# What happens if I heat press on PVC?



## Deivid (Nov 10, 2007)

A customers asked me to heat press their logo on small pouches and the material is said to be PVC. Never tried that before and couldn't find an answer by searching this forum. Am I doomed to fail with this or can I just go ahead and do it?

Any info on pvc?

Thanks.


----------



## mrdavid (Sep 14, 2007)

see if he has any samples that you can get and put Parchment paper under and over it and check temp to see where it would melt then go from there to see if there is any paper out there you can use


----------



## Deivid (Nov 10, 2007)

Yeah I guess I'll just have to try it and see how it goes... That is, if I wanna try it in the first place.


----------



## JoshEllsworth (Dec 14, 2005)

Whatever product you use needs to have an extremely low temperature setting and dwell time.

I'm not sure of exact specs, but know it needs to be in the 200-300 degree range and for a couple seconds.

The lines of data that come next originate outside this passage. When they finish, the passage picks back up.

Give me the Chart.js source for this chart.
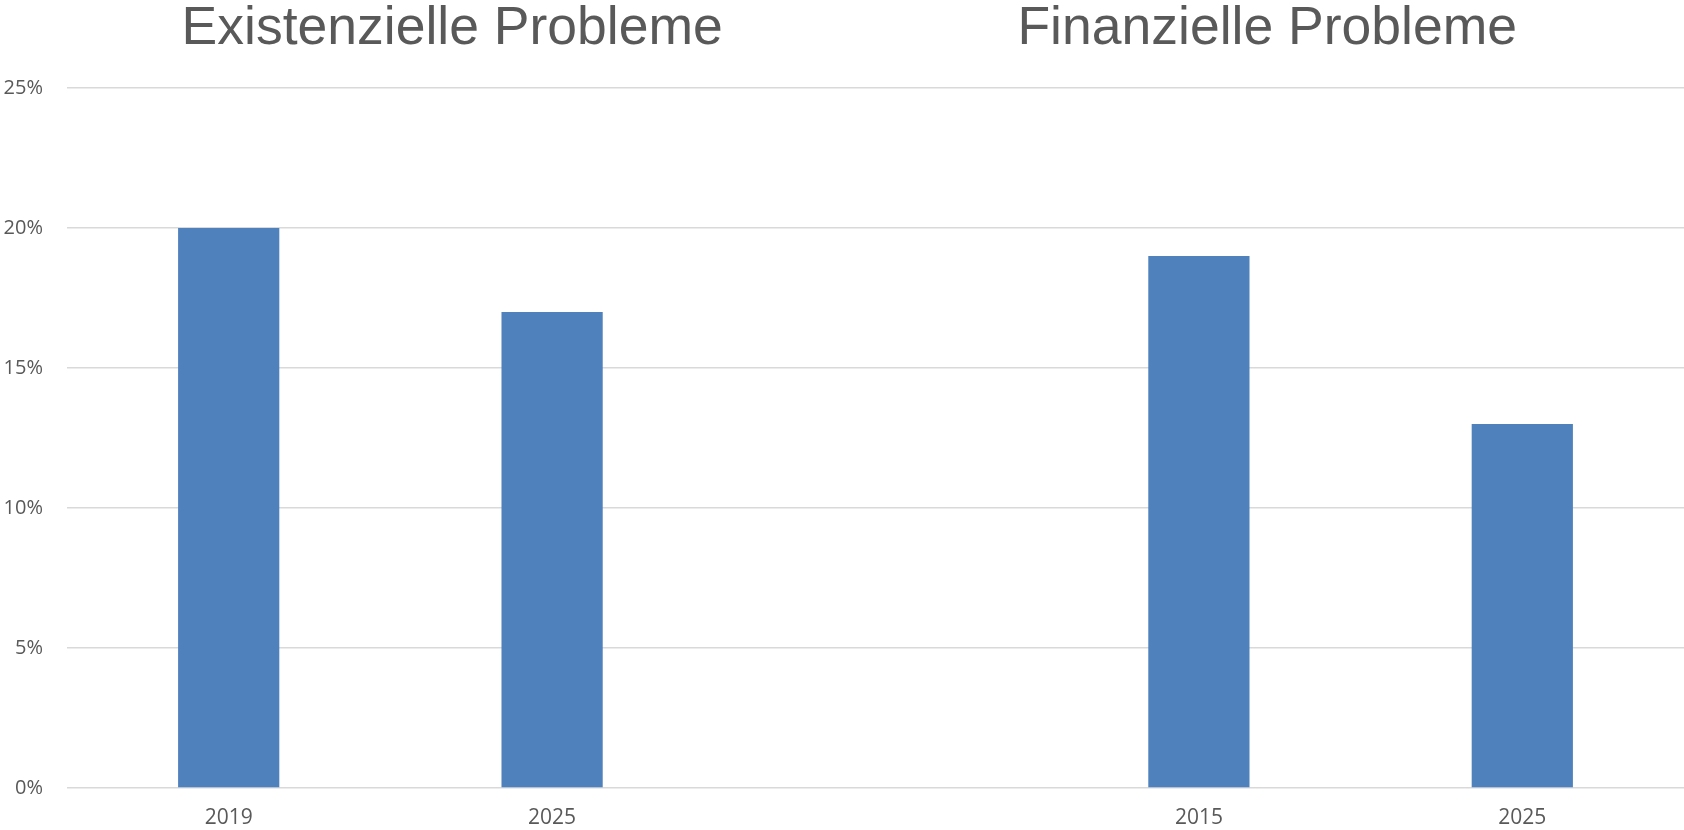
<!DOCTYPE html>
<html>
<head>
<meta charset="utf-8">
<script src="https://cdn.jsdelivr.net/npm/chart.js@4"></script>
<style>
  html, body { margin: 0; padding: 0; background: #fff; }
  #wrap { width: 1684px; height: 830px; position: relative; }
</style>
</head>
<body>
<div id="wrap"><canvas id="problemChart"></canvas></div>
<script>
// Years per group, with an empty slot between the two groups
const years = ['2019', '2025', '', '2015', '2025'];
// Share of respondents in percent
const shares = [20, 17, null, 19, 13];
// Group titles shown above the chart
const groupTitles = ['Existenzielle Probleme', 'Finanzielle Probleme'];
const yTicks = [0, 5, 10, 15, 20, 25];

const textGrey = '#595959';
const barBlue = '#4F81BD';

// Draw the two group titles above the plot area
const groupTitlePlugin = {
  id: 'groupTitles',
  afterDraw(chart) {
    const ctx = chart.ctx;
    const w = chart.width;
    const centers = [0.2685 * w, 0.7525 * w];
    ctx.save();
    ctx.font = '53.5px "Liberation Sans", Arial, sans-serif';
    ctx.fillStyle = textGrey;
    ctx.textAlign = 'center';
    ctx.textBaseline = 'alphabetic';
    groupTitles.forEach((t, i) => ctx.fillText(t, centers[i], 43.5));
    ctx.restore();
  }
};

const ctx = document.getElementById('problemChart').getContext('2d');
const problemChart = new Chart(ctx, {
  type: 'bar',
  data: {
    labels: years,
    datasets: [{
      data: shares,
      backgroundColor: barBlue,
      borderWidth: 0,
      categoryPercentage: 1,
      barPercentage: 0.313
    }]
  },
  options: {
    responsive: true,
    maintainAspectRatio: false,
    animation: false,
    layout: { padding: { top: 88, right: 0, bottom: 0, left: 0 } },
    plugins: {
      legend: { display: false },
      tooltip: { enabled: false }
    },
    scales: {
      x: {
        afterFit(scale) { scale.height = 42; },
        grid: { display: false, drawTicks: false },
        border: { display: false },
        ticks: {
          color: textGrey,
          font: { family: '"Open Sans", sans-serif', size: 21 },
          padding: 17,
          maxRotation: 0
        }
      },
      y: {
        min: 0,
        max: 25,
        afterBuildTicks(scale) {
          scale.ticks = yTicks.map(v => ({ value: v }));
        },
        afterFit(scale) { scale.width = 67; },
        grid: { color: '#D9D9D9', lineWidth: 1.5, drawTicks: false },
        border: { display: false },
        ticks: {
          color: textGrey,
          font: { family: '"Open Sans", sans-serif', size: 20 },
          padding: 24,
          callback: v => v + '%'
        }
      }
    }
  },
  plugins: [groupTitlePlugin]
});
</script>
</body>
</html>
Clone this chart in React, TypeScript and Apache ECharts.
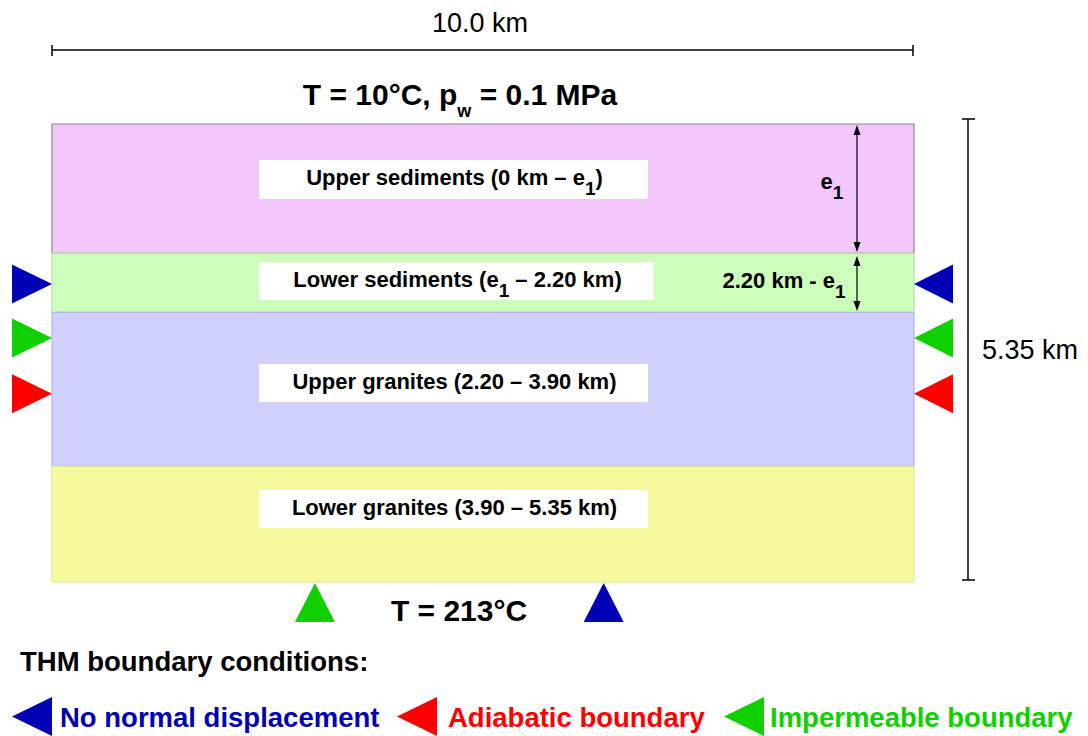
import React, { useEffect, useRef } from "react";
import * as echarts from "echarts";

// ---- data (km) ----
const layerNames = ["Upper sediments", "Lower sediments", "Upper granites", "Lower granites"];
const layerTop = [0, 1.51, 2.2, 4.0];
const layerBottom = [1.51, 2.2, 4.0, 5.35];
const layerFill = ["#f3c6fc", "#ccfdbb", "#d0d1fc", "#f8fb9d"];
const layerStroke = ["#8a8a8a", "#b8e0a8", "#b4b4e6", "#e2e4a0"];
const layerLabels = [
  "{m|Upper sediments (0 km – e}{s|1}{m|)}",
  "{m|Lower sediments (e}{s|1}{m| – 2.20 km)}",
  "{m|Upper granites (2.20 – 3.90 km)}",
  "{m|Lower granites (3.90 – 5.35 km)}",
];
const modelWidth = 10.0;
const modelDepth = 5.35;

const BLUE = "#0000b4";
const GREEN = "#11d000";
const RED = "#ff0000";

const sideMarkerDepths = [1.87, 2.5, 3.15];
const sideMarkerColors = [BLUE, GREEN, RED];
const bottomMarkerX = [3.05, 6.4];
const bottomMarkerColors = [GREEN, BLUE];

const legendLabels = ["No normal displacement", "Adiabatic boundary", "Impermeable boundary"];
const legendColors = [BLUE, RED, GREEN];

const FONT = '"Liberation Sans", Arial, sans-serif';

export default function App() {
  const ref = useRef<HTMLDivElement>(null);
  useEffect(() => {
    if (!ref.current) return;
    const chart = echarts.init(ref.current, undefined, { renderer: "svg" });

    const richLabel = {
      m: { fontSize: 22, fontWeight: "bold", fontFamily: FONT, color: "#000", lineHeight: 26 },
      s: { fontSize: 19, fontWeight: "bold", fontFamily: FONT, color: "#000", lineHeight: 19, padding: [22, 0, 0, 0] },
    };

    const labelBoxes = [
      { x: 259, y: 160, w: 389, h: 39 },
      { x: 259, y: 262, w: 395, h: 38 },
      { x: 259, y: 364, w: 389, h: 38 },
      { x: 259, y: 490, w: 389, h: 38 },
    ];

    const graphics: any[] = [];
    const Z = 100;
    // top dimension
    graphics.push({ type: "line", z: Z, shape: { x1: 52, y1: 50, x2: 913, y2: 50 }, style: { stroke: "#000", lineWidth: 1.5 } });
    graphics.push({ type: "line", z: Z, shape: { x1: 52, y1: 45, x2: 52, y2: 56 }, style: { stroke: "#000", lineWidth: 1.5 } });
    graphics.push({ type: "line", z: Z, shape: { x1: 913, y1: 45, x2: 913, y2: 56 }, style: { stroke: "#000", lineWidth: 1.5 } });
    graphics.push({ type: "text", z: Z, x: 480, y: 23, style: { text: modelWidth.toFixed(1) + " km", font: `27px ${FONT}`, fill: "#000", align: "center", verticalAlign: "middle" } });
    // right dimension
    graphics.push({ type: "line", z: Z, shape: { x1: 968, y1: 119, x2: 968, y2: 580 }, style: { stroke: "#000", lineWidth: 1.5 } });
    graphics.push({ type: "line", z: Z, shape: { x1: 962, y1: 119, x2: 975, y2: 119 }, style: { stroke: "#000", lineWidth: 1.5 } });
    graphics.push({ type: "line", z: Z, shape: { x1: 962, y1: 580, x2: 975, y2: 580 }, style: { stroke: "#000", lineWidth: 1.5 } });
    graphics.push({ type: "text", z: Z, x: 982, y: 350, style: { text: modelDepth.toFixed(2) + " km", font: `27px ${FONT}`, fill: "#000", align: "left", verticalAlign: "middle" } });
    // title
    graphics.push({
      type: "text", z: Z, x: 460, y: 94,
      style: {
        text: "{m|T = 10°C, p}{s|w}{m| = 0.1 MPa}",
        align: "center", verticalAlign: "middle",
        rich: {
          m: { fontSize: 30, fontWeight: "bold", fontFamily: FONT, color: "#000", lineHeight: 34 },
          s: { fontSize: 18, fontWeight: "bold", fontFamily: FONT, color: "#000", lineHeight: 18, padding: [34, 0, 0, 0] },
        },
      },
    });
    // label boxes
    labelBoxes.forEach((b, i) => {
      graphics.push({ type: "rect", z: Z, shape: { x: b.x, y: b.y, width: b.w, height: b.h }, style: { fill: "#fff" } });
      graphics.push({
        type: "text", z: Z + 1, x: b.x + b.w / 2 + 1, y: b.y + b.h / 2 - 2,
        style: { text: layerLabels[i], align: "center", verticalAlign: "middle", rich: richLabel },
      });
    });
    // e1 arrows
    const arrow = (x: number, y1: number, y2: number) => {
      graphics.push({ type: "line", z: Z, shape: { x1: x, y1: y1 + 6, x2: x, y2: y2 - 6 }, style: { stroke: "#000", lineWidth: 1.2 } });
      graphics.push({ type: "polygon", z: Z, shape: { points: [[x, y1], [x - 3.5, y1 + 10], [x + 3.5, y1 + 10]] }, style: { fill: "#000" } });
      graphics.push({ type: "polygon", z: Z, shape: { points: [[x, y2], [x - 3.5, y2 - 10], [x + 3.5, y2 - 10]] }, style: { fill: "#000" } });
    };
    arrow(857, 125, 252);
    arrow(857, 256, 311);
    graphics.push({ type: "text", z: Z, x: 832, y: 181, style: { text: "{m|e}{s|1}", align: "center", verticalAlign: "middle", rich: richLabel } });
    graphics.push({ type: "text", z: Z, x: 784, y: 280, style: { text: "{m|2.20 km - e}{s|1}", align: "center", verticalAlign: "middle", rich: richLabel } });
    // bottom
    graphics.push({ type: "text", z: Z, x: 459, y: 610, style: { text: "T = 213°C", font: `bold 30px ${FONT}`, fill: "#000", align: "center", verticalAlign: "middle" } });
    graphics.push({ type: "text", z: Z, x: 20, y: 661, style: { text: "THM boundary conditions:", font: `bold 27.5px ${FONT}`, fill: "#000", align: "left", verticalAlign: "middle" } });
    // legend
    const legendTriX = [12, 397, 724];
    const legendTextX = [60, 448, 770];
    legendLabels.forEach((t, i) => {
      const x0 = legendTriX[i];
      graphics.push({ type: "polygon", z: Z, shape: { points: [[x0, 716.5], [x0 + 40, 697], [x0 + 40, 736]] }, style: { fill: legendColors[i] } });
      graphics.push({ type: "text", z: Z, x: legendTextX[i], y: 717, style: { text: t, font: `bold 27.5px ${FONT}`, fill: legendColors[i], align: "left", verticalAlign: "middle" } });
    });

    const option: any = {
      animation: false,
      backgroundColor: "#fff",
      grid: { left: 52, top: 124, width: 862, height: 458 },
      xAxis: { type: "value", min: 0, max: modelWidth, show: false },
      yAxis: { type: "value", min: 0, max: modelDepth, inverse: true, show: false },
      series: [
        {
          type: "custom",
          name: "layers",
          clip: false,
          data: layerNames.map((n, i) => [layerTop[i], layerBottom[i], i]),
          renderItem: (params: any, api: any) => {
            const i = api.value(2);
            const p1 = api.coord([0, api.value(0)]);
            const p2 = api.coord([modelWidth, api.value(1)]);
            return {
              type: "rect",
              shape: { x: p1[0], y: p1[1], width: p2[0] - p1[0], height: p2[1] - p1[1] },
              style: { fill: layerFill[i], stroke: layerStroke[i], lineWidth: 1.2 },
            };
          },
        },
        {
          type: "custom",
          name: "left markers",
          clip: false,
          z: 5,
          data: sideMarkerDepths.map((d, i) => [0, d, i]),
          renderItem: (params: any, api: any) => {
            const p = api.coord([api.value(0), api.value(1)]);
            const i = api.value(2);
            return { type: "polygon", shape: { points: [[p[0], p[1]], [p[0] - 40, p[1] - 19.5], [p[0] - 40, p[1] + 19.5]] }, style: { fill: sideMarkerColors[i] } };
          },
        },
        {
          type: "custom",
          name: "right markers",
          clip: false,
          z: 5,
          data: sideMarkerDepths.map((d, i) => [modelWidth, d, i]),
          renderItem: (params: any, api: any) => {
            const p = api.coord([api.value(0), api.value(1)]);
            const i = api.value(2);
            return { type: "polygon", shape: { points: [[p[0], p[1]], [p[0] + 39, p[1] - 19.5], [p[0] + 39, p[1] + 19.5]] }, style: { fill: sideMarkerColors[i] } };
          },
        },
        {
          type: "custom",
          name: "bottom markers",
          clip: false,
          z: 5,
          data: bottomMarkerX.map((x, i) => [x, modelDepth, i]),
          renderItem: (params: any, api: any) => {
            const p = api.coord([api.value(0), api.value(1)]);
            const i = api.value(2);
            return { type: "polygon", shape: { points: [[p[0], p[1] + 1], [p[0] - 20, p[1] + 40], [p[0] + 20, p[1] + 40]] }, style: { fill: bottomMarkerColors[i] } };
          },
        },
      ],
      graphic: { elements: graphics },
    };
    chart.setOption(option);
    return () => chart.dispose();
  }, []);
  return <div ref={ref} style={{ position: "fixed", left: 0, top: 0, width: 1088, height: 736 }} />;
}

Look at some different plastisol transfer companies and see what they have.

You will also need to place something in between the two layers of PVC to prevent it from melting together. Try using a mousepad in between the layers.


----------



## wildpat (Feb 5, 2008)

Would a screen print work better, I think the pvc would melt, but I really don't know for sure.


----------



## DecalGuy (Nov 26, 2007)

PVC's melting point is 176°F/80°C I would be careful even in testing.


----------



## Deivid (Nov 10, 2007)

Ah, hell... I think I better forget it altogether. I don't have the time or the patience to mess around with them temperatures.


----------



## ZombieZed (Dec 24, 2012)

Hello, I'm bringing this thread up from the dead... Any updates on this? 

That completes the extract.